Once Whitney was born, I stayed home with the kids and my same girlfriend assured me she had put together a new group she thought I’d enjoy because of similar interests, parenting philosophies and age ranges of kids. Once again I conceded, desperate for adult conversation and a reason to figure out how to take a shower with a toddler and a newborn in tow.

 

It turned out to be a really great group of gals and children. Now, more than seven years later and even though we don’t do formal playgroups anymore, we’re all still one big, happy family. It just goes to show if it’s a good fit, wonderful, lifetime relationships can grow out of it – for both you and your kids.

Jen: Before I met you and your playgroup, I did get included with a great group of moms when Caleb came along and we had some really motivated people who kept it going. I admit I was nervous going in because I worried we didn’t have enough similarities and I wasn’t sure if I would really be accepted or not as the newcomer.

But, it was totally better than my expectations and I realized you can sometimes lose out on good experiences by having skewed expectations about other people.  As they say…don’t judge a book by its cover. It's an important lesson I learned!

Kelli: Or at least give it a good read before you decide it’s not for you and give up on it.

Jen: Right. Because even though there are definitely nightmare stories out there and it can take a little more effort to coordinate if you’re a dual-career mom, finding the right playgroup can have long lasting rewards for both you and your children.   


Kelli: Friendship and socialization., Tears and laughter. New adventures and fun. Commiseration and celebration.
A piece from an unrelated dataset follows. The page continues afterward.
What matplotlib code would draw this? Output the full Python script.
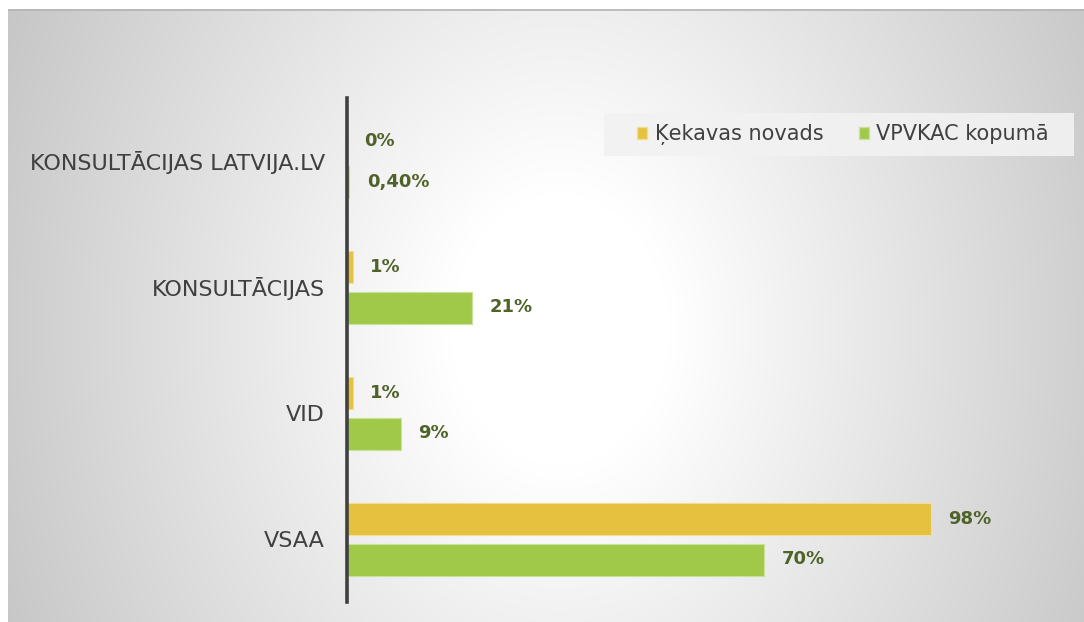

Jen: Um, are we talking the benefits of playgroups for us or the kids now?

 

Kelli: Aren’t they one in the same?

 

  

Kelli Wheeler is a Sacramento stay-at-home mom of two taking playgroup to the next level – Girls Night Out. 

 

Jen Hall is a Sacramento dual-career mom of two who has enjoyed the benefits of non-baby-mama drama playgroups. 

 

 

Tips for a Successful Playgroup

  1. What are you looking for? A chance for your child to socialize? A chance for you to meet other moms? A support group? An excuse to get out? Once you know what your goals are it’ll be easier to find a group with similar interests.
  2. Similarities attract. Just like a good marriage, if you have similar interests, parenting styles and positive things in common you’re much more likely to meet with success.
  3. Be realistic in your expectations. This isn’t the time to re-claim your popularity crown from school or want every kid in the group to be best buddies with your child. Let things unfold on their own without the pressure of high expectations.
  4. Be flexible. The branch that doesn’t bend is the one that breaks. As with any large group you need to learn to adapt and work with other personalities.
  5. Keep the travel down. One of the benefits of a playgroup is that it’s convenient and slips easily into your schedule. If you have to work too hard to make it fit, than it doesn’t.
  6. Age is relevant. Having kids in same developmental groups gives you instant similarities and less chance for friction.
  7. Know when to move on. Don’t try to force a square peg into a round hole. If your kids don’t get along, if someone isn’t making an effort to keep you in the loop, or if you just never feel an easy rapport, don’t waste any more time with it. Playgroup shouldn’t be a torture session. Find another group or form your own with different people.
  8. Communication is key. Instead of talking behind someone’s back about a problem, be up front. We tell our kids to “use their words” to communicate how they’re feeling, we need to set a good example and do the same. 
  9. Expand the relationship. If you’ve found a group that’s a good fit, try doing things together without the kids. It builds camaraderie to put the mommy roles aside and get to know people on another level.
  10. Don’t pass judgement. Your kid could be the next bully, biter or tanbark thrower. You’d hate to be forever judged by your child’s last faux pas.
  11. Nobody has perfect kids. Including you. Remember kids and good parents are works in progress.
  12. Don’t be a mean girl. Resist the temptation to gossip about others in the group. Keep yourself in check by thinking of the return shots they may take when you’re not there.